The point I’m trying to make is you need to find your “happy place” and get into a daily routine.  This is crucial to your success as a writer.  Find a spot you can concentrate well at.  That may be your home, it may be the library, or it may be somewhere else.  Also, live a healthy lifestyle.  Don’t smoke, don’t drink too much, exercise frequently, eat healthy, and keep a positive attitude.

Section 3:  Money, Reviews, and Life as a Freelance Writer

You Can Earn as Much as You Want

I never envisioned myself as a professional writer because I had always assumed it was very difficult to earn a good living.  Oh how wrong I was.  When I first got started, it amazed me at how much clients were willing to pay for me to write articles for them.  They weren’t even difficult to write because I stuck with topics I enjoyed.

So how much can you realistically make as a freelance writer?  It all depends on how much effort you are willing to put in and how good you are at managing your time.  Through the first couple of months, I was averaging approximately $1,500 per month.  As I progressed, I began to make some real money.  And it felt good!  Within a few months, I was making over $3,000 per month.  Now I’m averaging almost $4,500.  Not too shabby for a one-man operation.

As I continue to grow, I will take on a team of writers and begin to outsource more of my work.  For now, I enjoy what I do and am satisfied with the money I’m making.  But the big bucks come once you start outsourcing most of the work.

I am not a big spender, so making a ton of money has never been a big deal to me.  I spend my money on bills (of course), food, gas, sporting events, traveling and at the bars.  I rarely go out shopping because I just don’t care to.  I’m the type that doesn’t care to receive a gift.  Weird, I know.

The Reviews Make it all Worthwhile

I already mentioned how money is not my motivation.  I’m happy with making just enough to live a comfortable life.  But what makes freelance writing so gratifying is the reviews I have received.  I absolutely love it when a client thanks me for writing such a great piece.  It truly makes me feel good about myself.

Here are 3 reviews I have received over the past year from clients:

“Fast, prompt, communicated very well. Received work little less than a day, very impress with quality of work. Will work with again.”

“Jon creates some fantastic content. He will be the first person I contact for all of my future projects. I highly recommend his services.”

“To be honest, my other writer’s don’t even compare to the services you provide.  Keep it up and you will go a long way in this business.”

And here is a recent text message I received from my friend that I wrote a sales page for:

“thanks for the awesome sales page.  It is converting well.  You freakin’ rock man!”
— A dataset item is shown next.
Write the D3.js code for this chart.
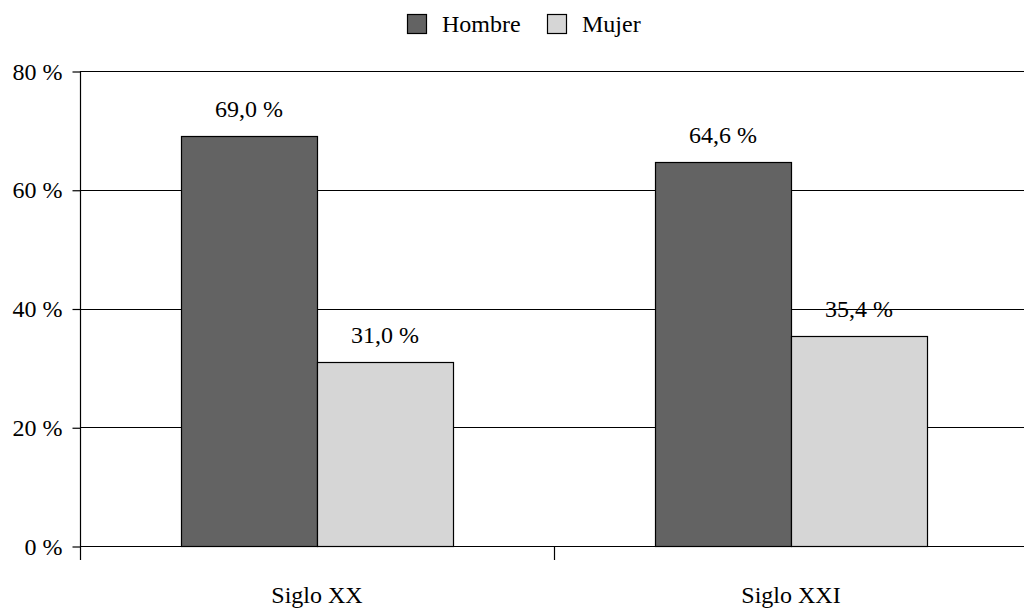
<!DOCTYPE html>
<html>
<head>
<meta charset="utf-8">
<script src="https://cdn.jsdelivr.net/npm/d3@7"></script>
<style>
  html, body { margin: 0; padding: 0; background: #fff; }
  svg { display: block; font-family: "Liberation Serif", "DejaVu Serif", serif; }
</style>
</head>
<body>
<svg id="chart" width="1024" height="611"></svg>
<script>
// Share of men and women by century
const categories = ["Siglo XX", "Siglo XXI"];
const seriesNames = ["Hombre", "Mujer"];
const hombre = [69.0, 64.6];
const mujer = [31.0, 35.4];
const yTicks = [0, 20, 40, 60, 80];
const colors = { Hombre: "#636363", Mujer: "#d6d6d6" };

const svg = d3.select("#chart");
const W = 1024, H = 611;
const plotLeft = 80, plotRight = 1028, plotTop = 71, plotBottom = 546;
const fontSize = 24;
const fmt = v => v.toFixed(1).replace(".", ",") + " %";

const x = d3.scaleBand().domain(categories).range([plotLeft, plotRight]).paddingInner(0).paddingOuter(0);
const inner = d3.scaleBand().domain(seriesNames).range([0, x.bandwidth()]).paddingInner(0).paddingOuter(0.7426);
const y = d3.scaleLinear().domain([0, 80]).range([plotBottom, plotTop]);

// Horizontal gridlines
svg.append("g").selectAll("line").data(yTicks).join("line")
  .attr("x1", plotLeft).attr("x2", W)
  .attr("y1", d => Math.round(y(d)) + 0.5).attr("y2", d => Math.round(y(d)) + 0.5)
  .attr("stroke", "#000").attr("stroke-width", 1.2);

// Y axis
const yAxis = d3.axisLeft(y).tickValues(yTicks).tickSize(8).tickPadding(10).tickFormat(d => d + " %");
const gy = svg.append("g").attr("transform", `translate(${plotLeft + 0.5},0.5)`).call(yAxis);
gy.select(".domain").remove();
gy.attr("font-size", fontSize).attr("font-family", "Liberation Serif, serif");
gy.selectAll(".tick line").attr("stroke", "#000").attr("stroke-width", 1.2);
gy.selectAll(".tick text").attr("fill", "#000");
svg.append("line").attr("x1", plotLeft + 0.5).attr("x2", plotLeft + 0.5)
  .attr("y1", plotTop).attr("y2", plotBottom + 14).attr("stroke", "#000").attr("stroke-width", 1.2);

// X axis category ticks and labels
const xBoundaries = categories.slice(1).map(c => x(c));
svg.append("g").selectAll("line").data(xBoundaries).join("line")
  .attr("x1", d => d + 0.5).attr("x2", d => d + 0.5)
  .attr("y1", plotBottom).attr("y2", plotBottom + 14)
  .attr("stroke", "#000").attr("stroke-width", 1.2);
svg.append("g").selectAll("text").data(categories).join("text")
  .attr("x", d => x(d) + x.bandwidth() / 2).attr("y", 603)
  .attr("text-anchor", "middle").attr("font-size", fontSize).attr("fill", "#000")
  .text(d => d);

// Bars
const rows = categories.map((c, i) => ({ cat: c, values: [
  { key: "Hombre", value: hombre[i] }, { key: "Mujer", value: mujer[i] } ] }));
const groups = svg.append("g").selectAll("g").data(rows).join("g")
  .attr("transform", d => `translate(${x(d.cat)},0)`);
groups.selectAll("rect").data(d => d.values).join("rect")
  .attr("x", d => Math.round(inner(d.key)) + 0.5)
  .attr("y", d => Math.round(y(d.value)) + 0.5)
  .attr("width", inner.bandwidth())
  .attr("height", d => y(0) - Math.round(y(d.value)))
  .attr("fill", d => colors[d.key]).attr("stroke", "#000").attr("stroke-width", 1.2);
groups.selectAll("text").data(d => d.values).join("text")
  .attr("x", d => inner(d.key) + inner.bandwidth() / 2)
  .attr("y", d => y(d.value) - 19)
  .attr("text-anchor", "middle").attr("font-size", fontSize).attr("fill", "#000")
  .text(d => fmt(d.value));

// Legend
const legend = svg.append("g");
const legendItems = [{ key: "Hombre", x: 407 }, { key: "Mujer", x: 547 }];
legendItems.forEach(it => {
  legend.append("rect").attr("x", it.x + 0.5).attr("y", 14.5).attr("width", 19).attr("height", 19)
    .attr("fill", colors[it.key]).attr("stroke", "#000").attr("stroke-width", 1.2);
  legend.append("text").attr("x", it.x + 35).attr("y", 32)
    .attr("font-size", fontSize).attr("fill", "#000").text(it.key);
});
</script>
</body>
</html>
Part of the reason I enjoy the positive feedback I receive is because of my ego.  I can openly admit to having a bit of an ego.  That’s necessary to succeed in any business, however.  If you aren’t confident in yourself it will be difficult for you to convince anyone to want to hire you.

The other reason I live for the positive feedback from my clients is that it feels really good to make someone else happy.  I know that sounds kind of cheesy, but I do have a sensitive side.  I might be a huge sports fan, a jokester, and am known to indulge in a few adult beverages, but I feel good when I get compliments.  I work hard at this job and it’s nice to have people recognize my work in a positive manner.

Living the Good Life

Being a freelance writer is an enjoyable job.  Outside of being a professional athlete, I can honestly say there is nothing else I would rather be doing.  I get to work for myself, choose who I want to work with, and do something I enjoy.  Oh, and I get paid pretty well too.  What more could you ask for?

Oh sure, I don’t live some sort of glamorous lifestyle.  You’ll never see me on “MTV Cribs”, but you can read about me all over the internet.  I mentioned my passion for sports, and this job allows me to not have to miss the games I want to watch or go to.

I can also travel whenever I want.  I just take my laptop with and I can write in the hotel.  There aren’t too many jobs out there that allow you to work from anywhere in the world.  I’m the type that will plan a road trip on the spur of the moment.  I wouldn’t put it past me to book a flight to Vegas for this weekend as soon as I’m done writing this.  I’ve been known to randomly book a vacation with very short notice.

Whether or not I ever become wealthy as a writer, I will be satisfied as long as I continue keeping my clients happy and earning more than enough to get by.  If I have money to travel, go to ballgames, pay my bills, drink some beer, take a pretty girl out on a date, and still have some left over, I’m a happy camper.  To be honest, that’s really all I need to live life the way I want to.  And because of my freelance writing career, I am able to do those things.

Section 4:  Is Freelance Writing for Me?

If you want to know whether or not becoming a freelance writer is right for you, I have compiled a checklist of necessary qualifications.  If you can honestly answer “yes” to most (if not all) of these, you will have a bright future ahead as a freelance writer.

  1. Do you have good time management skills?
  2. Do you have a firm grasp on the English language and an ability to write coherent, error-free sentences?
  3. Do you have at least enough money in the bank to get by for at least a month?
  4. Are you willing to put in up to 12 hours of work per day, especially at first?
  5. Are you confident in your writing skills?
  6. Do you have a creative side to you?
  7. Are you comfortable writing on multiple topics?
  8. Can you handle constructive criticism well?
  9. Are you able to clear your mind so that you can put all of your focus on the task at hand?
  10. Do you work well independently?

So there you have it!  My life as a freelance writer and some valuable advice for those of you that are looking to get into the business.  I hope this has inspired you in some way, and also made your decision on a career path a little bit easier.  Good luck and thanks for reading!